Baca: Rusaknya Hutan Berdampak pada Kualitas Kopi Arabika Gayo

 

Hutan Batang Toru yang asri. Foto drone: Junaidi Hanafiah/Mongabay Indonesia

 

Dedi Ikhwani, alumni Prodi Agribisnis, Fakultas Pertanian, Universitas Syiah Kuala [Unsyiah] Banda Aceh, yang juga pemilik Deputroe Coffee mengatakan, perubahan suhu, tekanan udara, angin, curah hujan, dan kelembaban sangat berpengaruh pada kopi.

“Kopi semakin mudah terserang hama, khususnya hama penggerek buah dan penggerek batang. Selain itu, perubahan cuaca menyebabkan bunga kopi layu. Masa panen yang semakin singkat mengakibatkan beban panen meningkat, sehingga terjadi penundaan pengupasan kulit buah, serta over-fermented yang menyebabkan mutu turun,” terangnya.

Baca: Penelitian: Pencemaran Logam Berat Berkurang dengan Ampas Kopi

 

Hutan Batang Toru yang memiliki keragaman hayati. Foto drone: Junaidi Hanafiah/Mongabay Indonesia

 

Dedi menambahkan, anomali curah hujan akan menghambat pertumbuhan fase vegetatif dan generatif.

“Tanaman sangat membutuhkan air untuk proses fotosintesis yang diangkut melalui jaringan xilem. Tiga komponen fotosintesis berupa air, karbondioksida, dan cahaya matahari melakukan pemasakan makanan pada daun untuk menghasilkan karbohidrat yang disalurkan ke seluruh bagian tanaman melalui pembuluh floem,” ungkapnya.

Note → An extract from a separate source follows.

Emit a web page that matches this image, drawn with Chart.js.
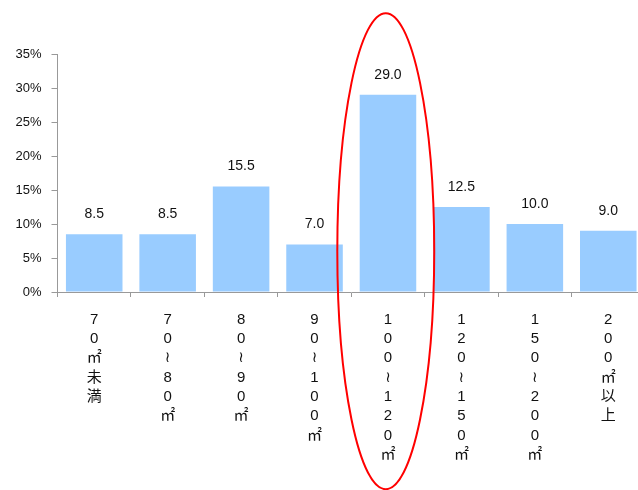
<!DOCTYPE html>
<html>
<head>
<meta charset="utf-8">
<script src="https://cdn.jsdelivr.net/npm/chart.js@4/dist/chart.umd.min.js"></script>
<style>
  html, body { margin: 0; padding: 0; background: #ffffff; overflow: hidden; width: 638px; height: 490px; }
  #wrap { position: absolute; left: 0; top: 0; width: 645px; height: 490px; }
</style>
</head>
<body>
<div id="wrap"><canvas id="c" width="645" height="490"></canvas></div>
<script>
// ---- data ----
const categories = ['70㎡未満', '70～80㎡', '80～90㎡', '90～100㎡', '100～120㎡', '120～150㎡', '150～200㎡', '200㎡以上'];
const shares = [8.5, 8.5, 15.5, 7.0, 29.0, 12.5, 10.0, 9.0];
const yTicks = [0, 5, 10, 15, 20, 25, 30, 35];
const highlightIndex = 4;          // category circled in red
const highlightRange = [-29, 41];  // vertical extent of the red ellipse (value units)

// vertical (tategaki-style) label: one character per line
function verticalLabel(s) {
  return Array.from(s).map(ch => ch === '～' ? '≀' : ch);
}

const valueLabels = {
  id: 'valueLabels',
  afterDatasetsDraw(chart) {
    const ctx = chart.ctx;
    const meta = chart.getDatasetMeta(0);
    ctx.save();
    ctx.font = '14px "Liberation Sans", Arial, sans-serif';
    ctx.fillStyle = '#111';
    ctx.textAlign = 'center';
    ctx.textBaseline = 'middle';
    meta.data.forEach((bar, i) => {
      ctx.fillText(shares[i].toFixed(1), bar.x, bar.y - 20);
    });
    ctx.restore();
  }
};

const highlightEllipse = {
  id: 'highlightEllipse',
  afterDraw(chart) {
    const x = chart.scales.x, y = chart.scales.y;
    const catW = (x.right - x.left) / categories.length;
    const cx = x.getPixelForValue(highlightIndex) - 0.03 * catW;
    const top = y.getPixelForValue(highlightRange[1]);
    const bottom = y.getPixelForValue(highlightRange[0]);
    const ctx = chart.ctx;
    ctx.save();
    ctx.strokeStyle = '#ff0000';
    ctx.lineWidth = 2;
    ctx.beginPath();
    ctx.ellipse(cx, (top + bottom) / 2, 0.66 * catW, (bottom - top) / 2, 0, 0, Math.PI * 2);
    ctx.stroke();
    ctx.restore();
  }
};

new Chart(document.getElementById('c'), {
  type: 'bar',
  data: {
    labels: categories.map(verticalLabel),
    datasets: [{
      data: shares,
      backgroundColor: '#99ccff',
      borderWidth: 0,
      barPercentage: 0.77,
      categoryPercentage: 1.0
    }]
  },
  options: {
    responsive: false,
    animation: false,
    devicePixelRatio: 1,
    layout: { padding: { top: 54, left: 0, right: 0, bottom: 0 } },
    plugins: { legend: { display: false }, tooltip: { enabled: false } },
    scales: {
      x: {
        grid: { display: true, drawOnChartArea: false, drawTicks: true, tickLength: 5, color: '#999', offset: true },
        border: { display: true, color: '#999', width: 1 },
        ticks: {
          color: '#111',
          padding: 13,
          maxRotation: 0,
          autoSkip: false,
          font: { family: '"Liberation Sans", "DejaVu Sans", "Noto Sans CJK JP", sans-serif', size: 15, lineHeight: '19.3px' }
        },
        afterFit(scale) { scale.height = 198; }
      },
      y: {
        min: 0,
        max: 35,
        afterBuildTicks(scale) { scale.ticks = yTicks.map(v => ({ value: v })); },
        grid: { display: true, drawOnChartArea: false, drawTicks: true, tickLength: 6, color: '#999' },
        border: { display: true, color: '#999', width: 1 },
        ticks: {
          color: '#111',
          padding: 10,
          font: { family: '"Liberation Sans", Arial, sans-serif', size: 13 },
          callback: v => v + '%'
        },
        afterFit(scale) { scale.width = 57.5; }
      }
    }
  },
  plugins: [valueLabels, highlightEllipse]
});
</script>
</body>
</html>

Baca juga: Orangutan Tapanuli dan 7 Fakta Uniknya

 

Menjaga kelestarian hutan Batang Toru harus kita lakukan. Foto drone: Junaidi Hanafiah/Mongabay Indonesia

 

Kelembaban yang tinggi akan berakibat meningkatnya pertumbuhan jamur yang mengganggu tanaman kopi pada bagian akar, batang dan daun. Kondisi ini menghambat proses reproduksi, sehingga berpengaruh terhadap produktivitas.

“Gangguan berupa hama penggerek buah kopi [Hypothenemus hampei] akan datang,” paparnya.

Persoalan lain, punahnya musuh alami pada ekosistem, yang diakibatkan penggunaan pestisida tidak beraturan. Fungsi ekosistem mikro kebunan kopi jadi tidak seimbang.

“Kondisi ini berpengaruh terhadap perkembangbiakan hama, karena menurunnya fungsi predator alami,” tegasnya.